» GIVEN TASK: Reproduce every line of the listing as written, apart from the pictures.

» GIVEN INFORMATION:
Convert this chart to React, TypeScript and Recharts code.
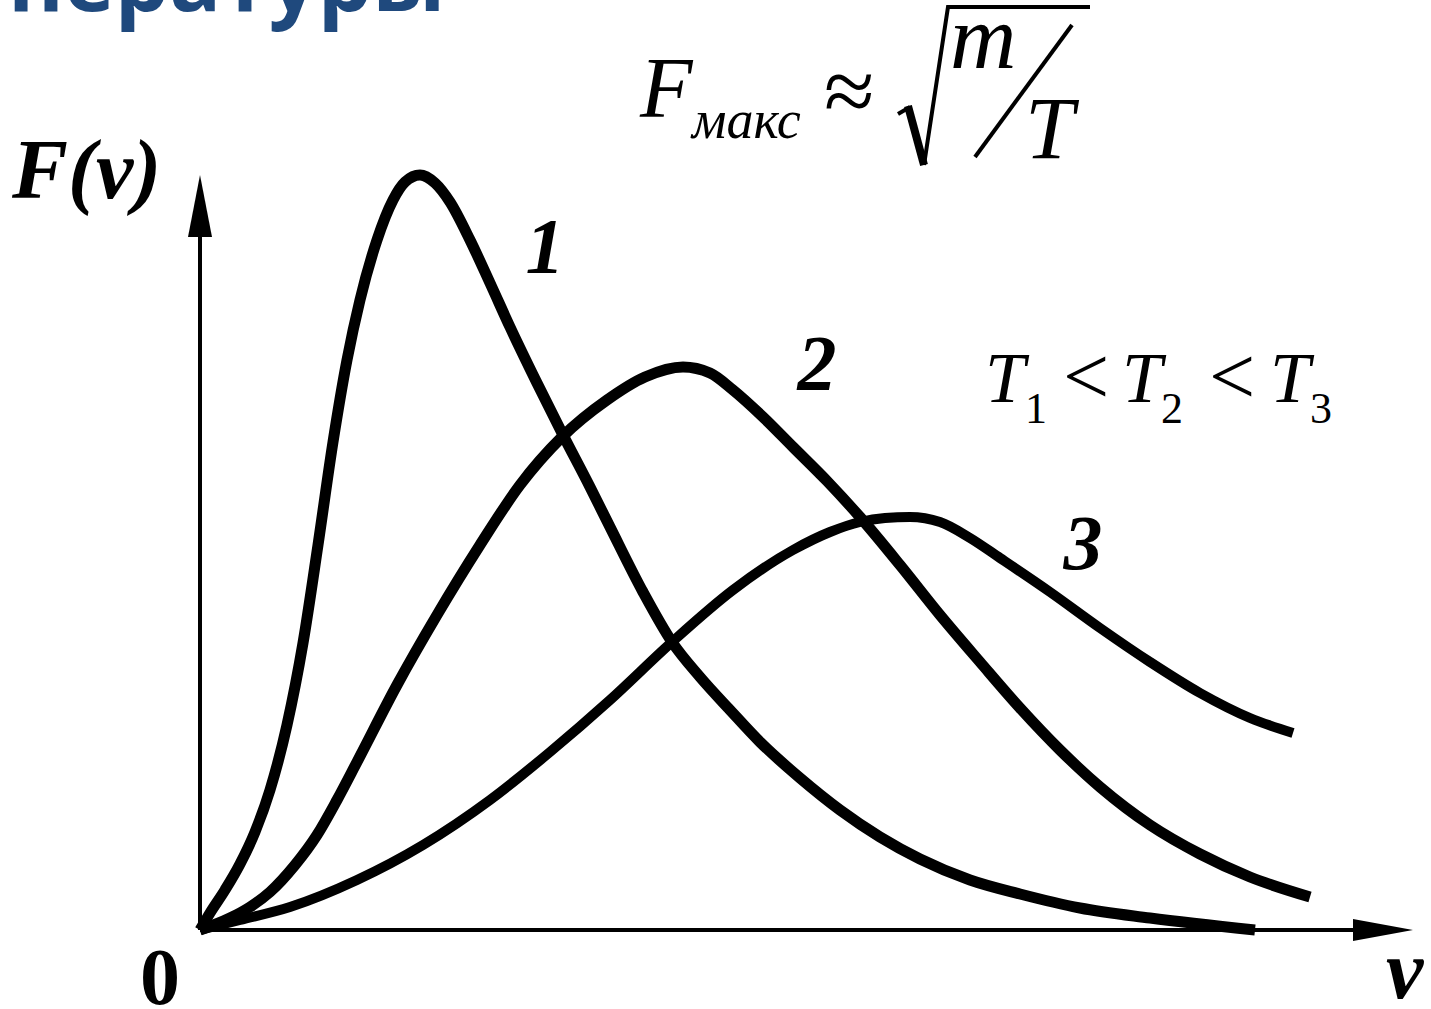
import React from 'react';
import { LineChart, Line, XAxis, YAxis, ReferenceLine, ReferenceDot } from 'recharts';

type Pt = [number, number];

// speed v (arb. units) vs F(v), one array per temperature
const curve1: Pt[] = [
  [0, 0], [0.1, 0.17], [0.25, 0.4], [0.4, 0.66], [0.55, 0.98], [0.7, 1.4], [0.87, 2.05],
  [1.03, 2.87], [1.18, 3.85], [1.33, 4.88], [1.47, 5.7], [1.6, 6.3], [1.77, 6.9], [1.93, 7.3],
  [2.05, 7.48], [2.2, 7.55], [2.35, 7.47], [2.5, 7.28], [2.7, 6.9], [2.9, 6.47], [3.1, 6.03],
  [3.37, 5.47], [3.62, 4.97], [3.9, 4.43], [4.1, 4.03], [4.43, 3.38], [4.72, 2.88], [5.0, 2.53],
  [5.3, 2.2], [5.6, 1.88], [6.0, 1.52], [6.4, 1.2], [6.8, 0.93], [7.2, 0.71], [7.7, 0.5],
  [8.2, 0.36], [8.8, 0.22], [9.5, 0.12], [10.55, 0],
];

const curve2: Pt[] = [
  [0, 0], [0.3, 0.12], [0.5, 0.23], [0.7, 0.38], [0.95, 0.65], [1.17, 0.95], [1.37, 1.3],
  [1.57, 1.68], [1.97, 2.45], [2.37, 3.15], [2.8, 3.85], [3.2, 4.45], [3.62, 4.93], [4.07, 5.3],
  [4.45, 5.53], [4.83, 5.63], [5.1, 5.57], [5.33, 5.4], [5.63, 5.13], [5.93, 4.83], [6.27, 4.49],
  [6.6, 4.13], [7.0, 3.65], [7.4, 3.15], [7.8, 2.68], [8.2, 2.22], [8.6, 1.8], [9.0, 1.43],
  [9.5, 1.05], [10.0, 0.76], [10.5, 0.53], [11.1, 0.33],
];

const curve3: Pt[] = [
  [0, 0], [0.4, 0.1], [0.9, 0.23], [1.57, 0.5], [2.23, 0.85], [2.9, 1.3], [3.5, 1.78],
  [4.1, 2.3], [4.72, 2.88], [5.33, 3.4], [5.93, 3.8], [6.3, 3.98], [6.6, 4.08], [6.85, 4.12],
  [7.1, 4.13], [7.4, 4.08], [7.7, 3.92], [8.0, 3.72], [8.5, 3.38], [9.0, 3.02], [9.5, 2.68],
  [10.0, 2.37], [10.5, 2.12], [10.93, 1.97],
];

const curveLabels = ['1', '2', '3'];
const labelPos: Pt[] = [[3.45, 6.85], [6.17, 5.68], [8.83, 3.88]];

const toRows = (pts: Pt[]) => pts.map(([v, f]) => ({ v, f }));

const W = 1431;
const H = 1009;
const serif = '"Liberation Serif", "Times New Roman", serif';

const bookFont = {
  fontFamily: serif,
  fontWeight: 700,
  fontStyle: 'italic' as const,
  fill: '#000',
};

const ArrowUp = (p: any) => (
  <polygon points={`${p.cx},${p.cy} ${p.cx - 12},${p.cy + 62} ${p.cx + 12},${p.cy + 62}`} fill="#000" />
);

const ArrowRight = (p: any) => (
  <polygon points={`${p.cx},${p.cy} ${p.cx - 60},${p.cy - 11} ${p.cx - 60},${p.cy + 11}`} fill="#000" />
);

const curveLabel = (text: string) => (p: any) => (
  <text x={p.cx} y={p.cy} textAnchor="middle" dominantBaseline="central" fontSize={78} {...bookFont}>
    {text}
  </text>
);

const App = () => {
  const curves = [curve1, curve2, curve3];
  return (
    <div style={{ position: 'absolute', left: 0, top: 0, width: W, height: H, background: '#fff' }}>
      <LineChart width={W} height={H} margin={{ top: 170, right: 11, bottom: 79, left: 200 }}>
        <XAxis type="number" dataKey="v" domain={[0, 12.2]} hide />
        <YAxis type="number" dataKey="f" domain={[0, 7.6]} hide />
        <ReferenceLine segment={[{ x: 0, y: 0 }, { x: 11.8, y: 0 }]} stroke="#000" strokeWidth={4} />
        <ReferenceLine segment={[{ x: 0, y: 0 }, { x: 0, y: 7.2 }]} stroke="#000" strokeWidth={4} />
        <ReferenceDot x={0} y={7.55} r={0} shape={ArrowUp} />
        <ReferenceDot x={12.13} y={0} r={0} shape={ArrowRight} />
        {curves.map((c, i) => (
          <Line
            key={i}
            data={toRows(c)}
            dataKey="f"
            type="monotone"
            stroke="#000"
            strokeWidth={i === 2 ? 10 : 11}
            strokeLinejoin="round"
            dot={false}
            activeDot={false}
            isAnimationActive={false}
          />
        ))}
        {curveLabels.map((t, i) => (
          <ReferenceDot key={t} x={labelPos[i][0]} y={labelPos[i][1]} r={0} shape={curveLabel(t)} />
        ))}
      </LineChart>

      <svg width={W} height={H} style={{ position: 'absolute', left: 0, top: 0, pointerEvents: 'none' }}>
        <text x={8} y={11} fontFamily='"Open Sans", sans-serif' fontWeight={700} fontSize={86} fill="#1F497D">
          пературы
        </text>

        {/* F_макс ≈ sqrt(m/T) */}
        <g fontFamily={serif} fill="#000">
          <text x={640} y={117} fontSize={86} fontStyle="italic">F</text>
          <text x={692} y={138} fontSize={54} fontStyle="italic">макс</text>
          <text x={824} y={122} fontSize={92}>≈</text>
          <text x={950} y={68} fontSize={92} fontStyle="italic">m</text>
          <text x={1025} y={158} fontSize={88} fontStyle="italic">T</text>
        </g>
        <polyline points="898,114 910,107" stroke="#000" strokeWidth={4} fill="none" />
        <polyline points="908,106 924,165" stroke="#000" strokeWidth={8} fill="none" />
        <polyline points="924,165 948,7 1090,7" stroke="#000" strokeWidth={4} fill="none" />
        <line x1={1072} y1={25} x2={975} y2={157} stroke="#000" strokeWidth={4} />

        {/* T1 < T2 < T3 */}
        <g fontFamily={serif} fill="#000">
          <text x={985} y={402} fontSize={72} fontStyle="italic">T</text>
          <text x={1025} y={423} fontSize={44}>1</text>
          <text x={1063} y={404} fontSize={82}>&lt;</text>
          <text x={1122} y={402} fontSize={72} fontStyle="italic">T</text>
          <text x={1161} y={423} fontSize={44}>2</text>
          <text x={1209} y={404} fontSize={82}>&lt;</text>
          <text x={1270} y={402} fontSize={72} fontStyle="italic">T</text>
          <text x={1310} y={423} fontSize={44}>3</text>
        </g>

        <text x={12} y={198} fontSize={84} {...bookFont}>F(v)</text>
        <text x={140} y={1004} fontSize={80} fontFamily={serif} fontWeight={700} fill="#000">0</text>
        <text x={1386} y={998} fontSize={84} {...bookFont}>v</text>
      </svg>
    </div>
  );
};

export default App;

» SOLUTION TO THE PROBLEM:
Convert this chart to React, TypeScript and Recharts code.
import React from 'react';
import { LineChart, Line, XAxis, YAxis, ReferenceLine, ReferenceDot } from 'recharts';

type Pt = [number, number];

// speed v (arb. units) vs F(v), one array per temperature
const curve1: Pt[] = [
  [0, 0], [0.1, 0.17], [0.25, 0.4], [0.4, 0.66], [0.55, 0.98], [0.7, 1.4], [0.87, 2.05],
  [1.03, 2.87], [1.18, 3.85], [1.33, 4.88], [1.47, 5.7], [1.6, 6.3], [1.77, 6.9], [1.93, 7.3],
  [2.05, 7.48], [2.2, 7.55], [2.35, 7.47], [2.5, 7.28], [2.7, 6.9], [2.9, 6.47], [3.1, 6.03],
  [3.37, 5.47], [3.62, 4.97], [3.9, 4.43], [4.1, 4.03], [4.43, 3.38], [4.72, 2.88], [5.0, 2.53],
  [5.3, 2.2], [5.6, 1.88], [6.0, 1.52], [6.4, 1.2], [6.8, 0.93], [7.2, 0.71], [7.7, 0.5],
  [8.2, 0.36], [8.8, 0.22], [9.5, 0.12], [10.55, 0],
];

const curve2: Pt[] = [
  [0, 0], [0.3, 0.12], [0.5, 0.23], [0.7, 0.38], [0.95, 0.65], [1.17, 0.95], [1.37, 1.3],
  [1.57, 1.68], [1.97, 2.45], [2.37, 3.15], [2.8, 3.85], [3.2, 4.45], [3.62, 4.93], [4.07, 5.3],
  [4.45, 5.53], [4.83, 5.63], [5.1, 5.57], [5.33, 5.4], [5.63, 5.13], [5.93, 4.83], [6.27, 4.49],
  [6.6, 4.13], [7.0, 3.65], [7.4, 3.15], [7.8, 2.68], [8.2, 2.22], [8.6, 1.8], [9.0, 1.43],
  [9.5, 1.05], [10.0, 0.76], [10.5, 0.53], [11.1, 0.33],
];

const curve3: Pt[] = [
  [0, 0], [0.4, 0.1], [0.9, 0.23], [1.57, 0.5], [2.23, 0.85], [2.9, 1.3], [3.5, 1.78],
  [4.1, 2.3], [4.72, 2.88], [5.33, 3.4], [5.93, 3.8], [6.3, 3.98], [6.6, 4.08], [6.85, 4.12],
  [7.1, 4.13], [7.4, 4.08], [7.7, 3.92], [8.0, 3.72], [8.5, 3.38], [9.0, 3.02], [9.5, 2.68],
  [10.0, 2.37], [10.5, 2.12], [10.93, 1.97],
];

const curveLabels = ['1', '2', '3'];
const labelPos: Pt[] = [[3.45, 6.85], [6.17, 5.68], [8.83, 3.88]];

const toRows = (pts: Pt[]) => pts.map(([v, f]) => ({ v, f }));

const W = 1431;
const H = 1009;
const serif = '"Liberation Serif", "Times New Roman", serif';

const bookFont = {
  fontFamily: serif,
  fontWeight: 700,
  fontStyle: 'italic' as const,
  fill: '#000',
};

const ArrowUp = (p: any) => (
  <polygon points={`${p.cx},${p.cy} ${p.cx - 12},${p.cy + 62} ${p.cx + 12},${p.cy + 62}`} fill="#000" />
);

const ArrowRight = (p: any) => (
  <polygon points={`${p.cx},${p.cy} ${p.cx - 60},${p.cy - 11} ${p.cx - 60},${p.cy + 11}`} fill="#000" />
);

const curveLabel = (text: string) => (p: any) => (
  <text x={p.cx} y={p.cy} textAnchor="middle" dominantBaseline="central" fontSize={78} {...bookFont}>
    {text}
  </text>
);

const App = () => {
  const curves = [curve1, curve2, curve3];
  return (
    <div style={{ position: 'absolute', left: 0, top: 0, width: W, height: H, background: '#fff' }}>
      <LineChart width={W} height={H} margin={{ top: 170, right: 11, bottom: 79, left: 200 }}>
        <XAxis type="number" dataKey="v" domain={[0, 12.2]} hide />
        <YAxis type="number" dataKey="f" domain={[0, 7.6]} hide />
        <ReferenceLine segment={[{ x: 0, y: 0 }, { x: 11.8, y: 0 }]} stroke="#000" strokeWidth={4} />
        <ReferenceLine segment={[{ x: 0, y: 0 }, { x: 0, y: 7.2 }]} stroke="#000" strokeWidth={4} />
        <ReferenceDot x={0} y={7.55} r={0} shape={ArrowUp} />
        <ReferenceDot x={12.13} y={0} r={0} shape={ArrowRight} />
        {curves.map((c, i) => (
          <Line
            key={i}
            data={toRows(c)}
            dataKey="f"
            type="monotone"
            stroke="#000"
            strokeWidth={i === 2 ? 10 : 11}
            strokeLinejoin="round"
            dot={false}
            activeDot={false}
            isAnimationActive={false}
          />
        ))}
        {curveLabels.map((t, i) => (
          <ReferenceDot key={t} x={labelPos[i][0]} y={labelPos[i][1]} r={0} shape={curveLabel(t)} />
        ))}
      </LineChart>

      <svg width={W} height={H} style={{ position: 'absolute', left: 0, top: 0, pointerEvents: 'none' }}>
        <text x={8} y={11} fontFamily='"Open Sans", sans-serif' fontWeight={700} fontSize={86} fill="#1F497D">
          пературы
        </text>

        {/* F_макс ≈ sqrt(m/T) */}
        <g fontFamily={serif} fill="#000">
          <text x={640} y={117} fontSize={86} fontStyle="italic">F</text>
          <text x={692} y={138} fontSize={54} fontStyle="italic">макс</text>
          <text x={824} y={122} fontSize={92}>≈</text>
          <text x={950} y={68} fontSize={92} fontStyle="italic">m</text>
          <text x={1025} y={158} fontSize={88} fontStyle="italic">T</text>
        </g>
        <polyline points="898,114 910,107" stroke="#000" strokeWidth={4} fill="none" />
        <polyline points="908,106 924,165" stroke="#000" strokeWidth={8} fill="none" />
        <polyline points="924,165 948,7 1090,7" stroke="#000" strokeWidth={4} fill="none" />
        <line x1={1072} y1={25} x2={975} y2={157} stroke="#000" strokeWidth={4} />

        {/* T1 < T2 < T3 */}
        <g fontFamily={serif} fill="#000">
          <text x={985} y={402} fontSize={72} fontStyle="italic">T</text>
          <text x={1025} y={423} fontSize={44}>1</text>
          <text x={1063} y={404} fontSize={82}>&lt;</text>
          <text x={1122} y={402} fontSize={72} fontStyle="italic">T</text>
          <text x={1161} y={423} fontSize={44}>2</text>
          <text x={1209} y={404} fontSize={82}>&lt;</text>
          <text x={1270} y={402} fontSize={72} fontStyle="italic">T</text>
          <text x={1310} y={423} fontSize={44}>3</text>
        </g>

        <text x={12} y={198} fontSize={84} {...bookFont}>F(v)</text>
        <text x={140} y={1004} fontSize={80} fontFamily={serif} fontWeight={700} fill="#000">0</text>
        <text x={1386} y={998} fontSize={84} {...bookFont}>v</text>
      </svg>
    </div>
  );
};

export default App;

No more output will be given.